• _OBJECTIVE_
Copy every entry word for word, but skip the pictures.

• _INPUT DATA_
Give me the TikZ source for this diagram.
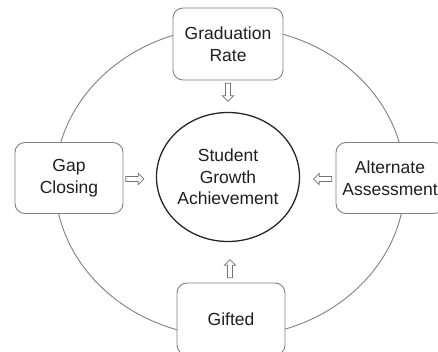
\documentclass[tikz,border=0pt]{standalone}
\usepackage{fontspec}
\setmainfont{Liberation Sans}
\usetikzlibrary{positioning,shapes.arrows,shapes.geometric}

\begin{document}
\begin{tikzpicture}[x=1pt,y=-1pt,
  box/.style={draw=black!50, rounded corners=10pt, line width=0.9pt, fill=white,
    minimum width=108pt, minimum height=71pt, align=center,
    font=\fontsize{17.5}{21.5}\selectfont, text=black!88},
  hub/.style={ellipse, draw=black!85, line width=1.3pt, fill=white,
    minimum width=121pt, minimum height=129pt, inner sep=0pt, align=center,
    font=\fontsize{17.5}{21.5}\selectfont, text=black!88},
  hollowarrow/.style={single arrow, draw=black!55, line width=0.7pt, fill=white,
    inner xsep=0pt, inner ysep=2.2pt, minimum height=18pt,
    single arrow head extend=3pt}]
\useasboundingbox (0,0) rectangle (438,352);
% =============================================
% - outer ring.
\draw [black!50, line width=0.9pt] (230,182) ellipse [x radius=175pt, y radius=155pt];
% - centre.
\node[hub] (growth) at (228,177) {Student\\Growth\\Achievement};
% - measures round the ring.
\node[box, minimum width=110pt, minimum height=72pt] (grad) at (228,44) {Graduation\\Rate};
\node[box] (gap) at (69,178) {Gap\\Closing};
\node[box] (alt) at (390,178) {Alternate\\Assessment};
\node[box, minimum height=72pt] (gift) at (231,319) {Gifted};
%
% - hollow arrows pointing in.
\node[hollowarrow, rotate=-90] (gradarr) at (228,91) {};
\node[hollowarrow] (gaparr) at (133.5,179) {};
\node[hollowarrow, rotate=180] (altarr) at (324,179) {};
\node[hollowarrow, rotate=90] (giftarr) at (230,270) {};
% =============================================
\end{tikzpicture}
\end{document}
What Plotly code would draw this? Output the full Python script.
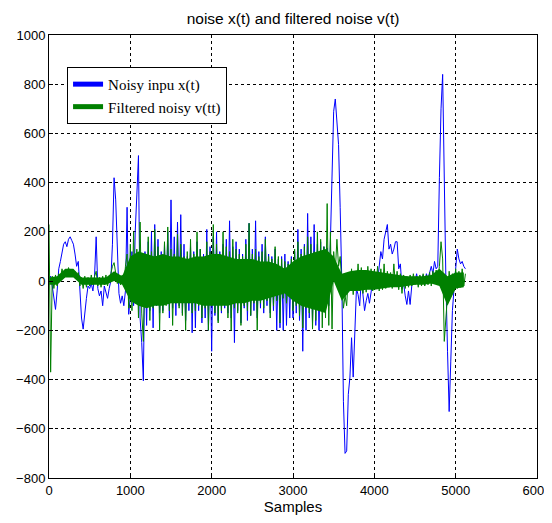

• _WRITTEN RESPONSE_
Give me the TikZ source for this diagram.
\documentclass[tikz,border=0pt]{standalone}
\usepackage{fontspec}
\setmainfont{Liberation Sans}
\usetikzlibrary{positioning,shapes.arrows,shapes.geometric}

\begin{document}
\begin{tikzpicture}[x=1pt,y=-1pt,
  box/.style={draw=black!50, rounded corners=10pt, line width=0.9pt, fill=white,
    minimum width=108pt, minimum height=71pt, align=center,
    font=\fontsize{17.5}{21.5}\selectfont, text=black!88},
  hub/.style={ellipse, draw=black!85, line width=1.3pt, fill=white,
    minimum width=121pt, minimum height=129pt, inner sep=0pt, align=center,
    font=\fontsize{17.5}{21.5}\selectfont, text=black!88},
  hollowarrow/.style={single arrow, draw=black!55, line width=0.7pt, fill=white,
    inner xsep=0pt, inner ysep=2.2pt, minimum height=18pt,
    single arrow head extend=3pt}]
\useasboundingbox (0,0) rectangle (438,352);
% =============================================
% - outer ring.
\draw [black!50, line width=0.9pt] (230,182) ellipse [x radius=175pt, y radius=155pt];
% - centre.
\node[hub] (growth) at (228,177) {Student\\Growth\\Achievement};
% - measures round the ring.
\node[box, minimum width=110pt, minimum height=72pt] (grad) at (228,44) {Graduation\\Rate};
\node[box] (gap) at (69,178) {Gap\\Closing};
\node[box] (alt) at (390,178) {Alternate\\Assessment};
\node[box, minimum height=72pt] (gift) at (231,319) {Gifted};
%
% - hollow arrows pointing in.
\node[hollowarrow, rotate=-90] (gradarr) at (228,91) {};
\node[hollowarrow] (gaparr) at (133.5,179) {};
\node[hollowarrow, rotate=180] (altarr) at (324,179) {};
\node[hollowarrow, rotate=90] (giftarr) at (230,270) {};
% =============================================
\end{tikzpicture}
\end{document}
What Plotly code would draw this? Output the full Python script.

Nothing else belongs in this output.